■ **Problem to work on**
Copy the records below exactly, starting at the line that contains "What Plotly code" and ending at the line that contains "c1_y_8 = [105.2, 102.0, 101.3, 108.9, 110.1, 116.0, 122.0]"; leave out any pictures.

■ **Data extract**

+-------+

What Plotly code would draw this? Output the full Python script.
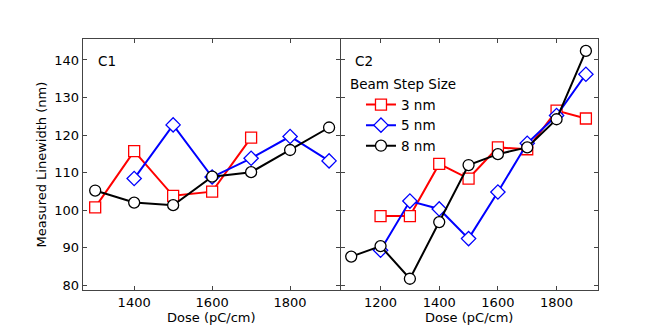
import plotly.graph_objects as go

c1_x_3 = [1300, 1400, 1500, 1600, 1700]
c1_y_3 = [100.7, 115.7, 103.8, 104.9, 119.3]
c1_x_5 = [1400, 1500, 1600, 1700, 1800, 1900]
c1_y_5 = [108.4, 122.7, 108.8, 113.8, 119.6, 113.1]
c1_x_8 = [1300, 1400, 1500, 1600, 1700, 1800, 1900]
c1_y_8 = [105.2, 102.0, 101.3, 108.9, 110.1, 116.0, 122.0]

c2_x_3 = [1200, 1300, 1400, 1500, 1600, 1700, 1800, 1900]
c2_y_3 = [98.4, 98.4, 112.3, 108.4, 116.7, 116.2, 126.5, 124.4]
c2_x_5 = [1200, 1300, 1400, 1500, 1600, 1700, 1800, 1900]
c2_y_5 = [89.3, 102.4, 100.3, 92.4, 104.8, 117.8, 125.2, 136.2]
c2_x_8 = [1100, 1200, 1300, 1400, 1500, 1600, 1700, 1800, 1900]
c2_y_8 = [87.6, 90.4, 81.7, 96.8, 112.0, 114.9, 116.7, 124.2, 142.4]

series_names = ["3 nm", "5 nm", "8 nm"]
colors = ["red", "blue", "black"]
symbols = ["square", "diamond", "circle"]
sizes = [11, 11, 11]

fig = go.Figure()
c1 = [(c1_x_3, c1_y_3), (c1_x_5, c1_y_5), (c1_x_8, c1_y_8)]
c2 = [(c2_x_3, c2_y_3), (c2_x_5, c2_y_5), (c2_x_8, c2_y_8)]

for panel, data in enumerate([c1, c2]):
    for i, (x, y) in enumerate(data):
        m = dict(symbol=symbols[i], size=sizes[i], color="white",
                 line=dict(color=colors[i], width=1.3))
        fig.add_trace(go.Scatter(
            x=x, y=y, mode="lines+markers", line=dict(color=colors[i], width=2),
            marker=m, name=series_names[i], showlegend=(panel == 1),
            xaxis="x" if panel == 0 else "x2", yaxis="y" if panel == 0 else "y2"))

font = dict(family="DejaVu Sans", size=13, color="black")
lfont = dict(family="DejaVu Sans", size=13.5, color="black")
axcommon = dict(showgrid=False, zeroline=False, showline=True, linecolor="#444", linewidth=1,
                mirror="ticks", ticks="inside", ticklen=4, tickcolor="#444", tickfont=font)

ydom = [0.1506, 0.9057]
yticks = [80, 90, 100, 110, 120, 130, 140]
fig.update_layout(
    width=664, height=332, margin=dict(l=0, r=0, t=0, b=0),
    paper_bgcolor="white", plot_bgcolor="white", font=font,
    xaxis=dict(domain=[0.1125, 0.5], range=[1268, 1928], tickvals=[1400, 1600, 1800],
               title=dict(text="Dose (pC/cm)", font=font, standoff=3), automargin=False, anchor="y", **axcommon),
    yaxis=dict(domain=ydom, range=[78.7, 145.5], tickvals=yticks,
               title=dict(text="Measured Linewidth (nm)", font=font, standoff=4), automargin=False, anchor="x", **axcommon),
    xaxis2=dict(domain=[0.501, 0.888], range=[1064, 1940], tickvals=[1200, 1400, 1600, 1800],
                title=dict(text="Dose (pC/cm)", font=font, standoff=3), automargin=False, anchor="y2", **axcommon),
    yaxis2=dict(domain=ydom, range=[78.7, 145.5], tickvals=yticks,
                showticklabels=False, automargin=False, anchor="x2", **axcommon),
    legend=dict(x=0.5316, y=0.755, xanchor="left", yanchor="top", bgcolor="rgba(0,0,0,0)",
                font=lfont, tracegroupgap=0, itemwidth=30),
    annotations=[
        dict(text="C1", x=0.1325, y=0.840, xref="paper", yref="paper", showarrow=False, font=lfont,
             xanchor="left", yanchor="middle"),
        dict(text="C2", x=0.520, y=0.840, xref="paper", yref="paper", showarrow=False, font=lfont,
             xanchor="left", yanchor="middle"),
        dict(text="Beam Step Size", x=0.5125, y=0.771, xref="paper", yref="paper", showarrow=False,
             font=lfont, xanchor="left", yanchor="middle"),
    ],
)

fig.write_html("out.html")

+-------+

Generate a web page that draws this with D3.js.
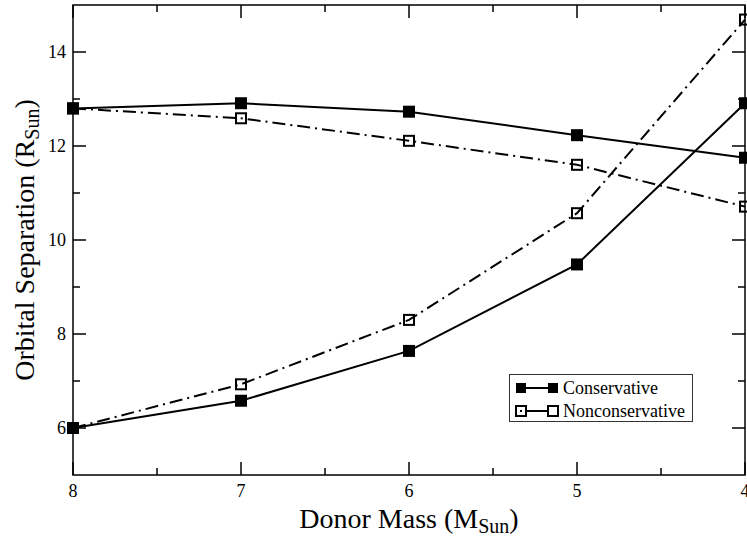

+-------+

■ **Solution**
What Plotly code would draw this? Output the full Python script.
import plotly.graph_objects as go

c1_x_3 = [1300, 1400, 1500, 1600, 1700]
c1_y_3 = [100.7, 115.7, 103.8, 104.9, 119.3]
c1_x_5 = [1400, 1500, 1600, 1700, 1800, 1900]
c1_y_5 = [108.4, 122.7, 108.8, 113.8, 119.6, 113.1]
c1_x_8 = [1300, 1400, 1500, 1600, 1700, 1800, 1900]
c1_y_8 = [105.2, 102.0, 101.3, 108.9, 110.1, 116.0, 122.0]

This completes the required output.